I've been having this problem lately where whenever I move I get some sort of FPS lag or something and I suddenly warp back a few inches in the game. It really makes the game play unbearable. What's even weirder is that the in-game footsteps seem to match this, like I have a third leg or something. I tried turning down the visual setting but that only makes it worse. HL2 and HL2: DM work fine so I am wondering what is up. Does anyone have any ideas to solve this?


----------



## Argy (May 4, 2005)

are you running a firewall or an active anti-virus in the back ground?
what internet connection are you running?..Broadband or Dial-up?
what are your computer stats...are you sure they meet the requirements of Counterstrike?


----------



## star99ers (Sep 10, 2003)

Argy said:



> are you running a firewall or an active anti-virus in the back ground?
> what internet connection are you running?..Broadband or Dial-up?
> what are your computer stats...are you sure they meet the requirements of Counterstrike?


I have a firewall and antivirus, I'm on Broadband, and my computer has been able to run the game fine in the past.


----------



## Argy (May 4, 2005)

hrm....have you tried running it with the firewall and anti-virus disabled?
i know it sounds like a stuipid idea but give it a try.
and have u changed anything or updated anything recemntly that may have caused it?
im sorry if im asking obcveous questions but sometimes they are the cause.


----------



## Denvarin (Jul 5, 2005)

I had the same issue, I deleted the game off my "Play Games" list and reinstalled. Took a few minutes but fixed it up for me. I had a defect in some files.


----------



## timothye (Nov 19, 2004)

Have you tried to validate you game files ..

validate my game files

lets see if this takes care of it ..


----------



## Kramer55 (Jan 18, 2005)

I have the exact same problem; HL2 and DM are fine but CS:Source locks up for a second and its not lag.

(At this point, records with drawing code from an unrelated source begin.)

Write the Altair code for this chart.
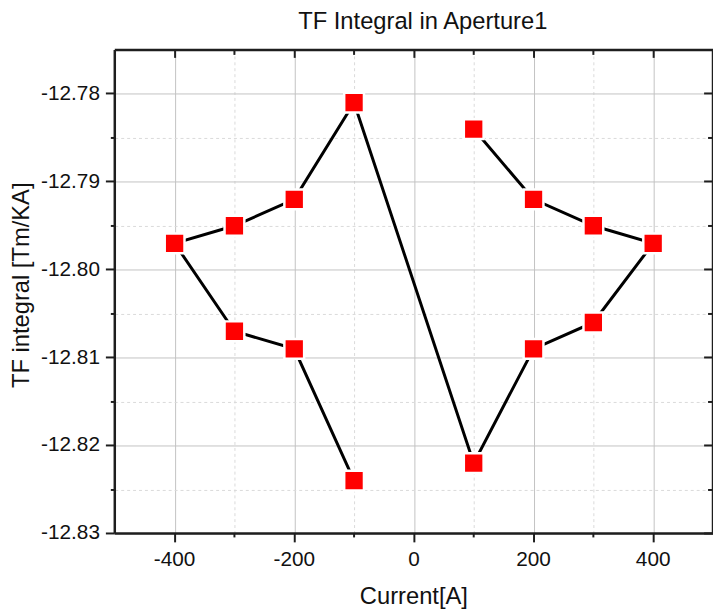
import altair as alt
import pandas as pd

# Data (path order as drawn)
current = [-100, -200, -300, -400, -300, -200, -100, 100, 200, 300, 400, 300, 200, 100]
tf_integral = [-12.824, -12.809, -12.807, -12.797, -12.795, -12.792, -12.781,
               -12.822, -12.809, -12.806, -12.797, -12.795, -12.792, -12.784]

x_major = [-400, -200, 0, 200, 400]
x_minor = [-300, -100, 100, 300]
y_major = [-12.83, -12.82, -12.81, -12.80, -12.79, -12.78]
y_minor = [-12.825, -12.815, -12.805, -12.795, -12.785]

df = pd.DataFrame({"current": current, "tf": tf_integral, "order": list(range(len(current)))})

FONT = "Liberation Sans"
TICK = "#1e1e1e"
FRAME = "#1e1e1e"


def xs():
    return alt.Scale(domain=[-500, 500], nice=False, zero=False)


def ys():
    return alt.Scale(domain=[-12.83, -12.775], nice=False, zero=False)


base = alt.Chart(df)
hy = "replace(datum.label, '\u2212', '-')"


def hidden_layer(xaxis, yaxis):
    return base.mark_point(opacity=0).encode(
        x=alt.X("current:Q", scale=xs(), axis=xaxis),
        y=alt.Y("tf:Q", scale=ys(), axis=yaxis),
    )


def tick_axis(orient, values, size, offset=0):
    return alt.Axis(orient=orient, values=values, labels=False, title=None,
                    domain=False, grid=False, offset=offset, tickSize=size,
                    tickWidth=2, tickColor=TICK, translate=0)


# Grid lines
grid_minor = hidden_layer(
    alt.Axis(orient="bottom", values=x_minor, labels=False, ticks=False, title=None,
             domain=False, grid=True, gridColor="#dadada", gridDash=[3, 3], gridWidth=1),
    alt.Axis(orient="left", values=y_minor, labels=False, ticks=False, title=None,
             domain=False, grid=True, gridColor="#dadada", gridDash=[3, 3], gridWidth=1),
)
grid_major = hidden_layer(
    alt.Axis(orient="bottom", values=x_major, labels=False, ticks=False, title=None,
             domain=False, grid=True, gridColor="#c2c2c2", gridWidth=1),
    alt.Axis(orient="left", values=y_major, labels=False, ticks=False, title=None,
             domain=False, grid=True, gridColor="#c2c2c2", gridWidth=1),
)

# Outward minor ticks bottom / left
ticks_minor = hidden_layer(tick_axis("bottom", x_minor, 4), tick_axis("left", y_minor, 4))

# Main axes with labels and titles
main_axes = hidden_layer(
    alt.Axis(orient="bottom", values=x_major, title="Current[A]",
             domain=True, domainColor=FRAME, domainWidth=2.5,
             tickSize=9, tickWidth=2, tickColor=TICK, translate=0,
             labelFont=FONT, labelFontSize=21, labelColor="#111", labelPadding=7,
             labelExpr=hy,
             titleFont=FONT, titleFontSize=24, titleFontWeight="normal", titleColor="#111",
             titlePadding=15, grid=False),
    alt.Axis(orient="left", values=y_major, title="TF integral [Tm/KA]",
             domain=True, domainColor=FRAME, domainWidth=2.5,
             tickSize=9, tickWidth=2, tickColor=TICK, translate=0, format=".2f",
             labelFont=FONT, labelFontSize=21, labelColor="#111", labelPadding=6,
             labelExpr=hy,
             titleFont=FONT, titleFontSize=24, titleFontWeight="normal", titleColor="#111",
             titlePadding=7, titleY=238, grid=False),
)

# Inward ticks on top / right (mirrored frame)
mirror_major = hidden_layer(tick_axis("top", x_major, 8, -8), tick_axis("right", y_major, 9, -9))
mirror_minor = hidden_layer(tick_axis("top", x_minor, 5, -5), tick_axis("right", y_minor, 5, -5))

# Top / right frame lines
frame = hidden_layer(
    alt.Axis(orient="top", labels=False, ticks=False, title=None, grid=False,
             domain=True, domainColor=FRAME, domainWidth=2.5, translate=0),
    alt.Axis(orient="right", labels=False, ticks=False, title=None, grid=False,
             domain=True, domainColor=FRAME, domainWidth=2.5, translate=0),
)

line = base.mark_line(color="black", strokeWidth=3).encode(
    x=alt.X("current:Q", scale=xs(), axis=None),
    y=alt.Y("tf:Q", scale=ys(), axis=None),
    order="order:Q",
)

points = base.mark_square(size=400, color="#ff0000", opacity=1,
                          stroke="white", strokeWidth=2.5).encode(
    x=alt.X("current:Q", scale=xs(), axis=None),
    y=alt.Y("tf:Q", scale=ys(), axis=None),
)

chart = alt.layer(
    grid_minor, grid_major, ticks_minor, main_axes, mirror_major, mirror_minor, frame,
    line, points
).resolve_scale(
    x="independent", y="independent"
).properties(
    width=605,
    height=489,
    background="white",
    title=alt.TitleParams("TF Integral in Aperture1", font=FONT, fontSize=24,
                          fontWeight="normal", color="#111", anchor="middle",
                          offset=15, dx=9),
    autosize=alt.AutoSizeParams(type="none"),
    padding={"left": 108, "top": 39, "right": 0, "bottom": 76},
).configure_view(
    strokeWidth=0
)

chart.save("out.html", embed_options={"renderer": "svg", "actions": False})
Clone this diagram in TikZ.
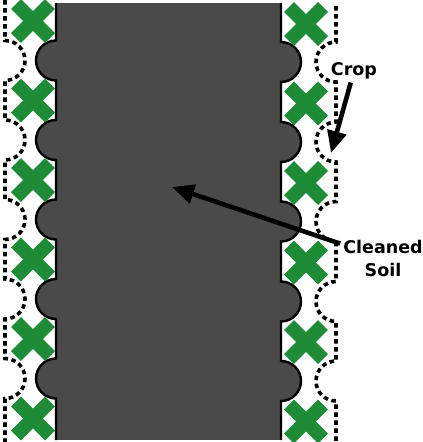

What I have found to work is to type cl_smooth 0 in the console. It seems that I have to type that each time I play another game, but it has gotten rid of any lag/freezing.

Hope that helps.


----------



## star99ers (Sep 10, 2003)

Kramer55 said:


> I have the exact same problem; HL2 and DM are fine but CS:Source locks up for a second and its not lag.
> 
> What I have found to work is to type cl_smooth 0 in the console. It seems that I have to type that each time I play another game, but it has gotten rid of any lag/freezing.
> 
> Hope that helps.


Thanks man that fixed it. But now I want to help you. So you don't have to type it in each time, do this:

go to C:\Program Files\Valve\Steam\SteamApps\you're e-mail here\counter-strike source\cstrike\cfg

open "config.cfg" with either notepad or wordpa, and at the bottom of the list type out cl_smooth "0", and then it will be set like that permanently.


----------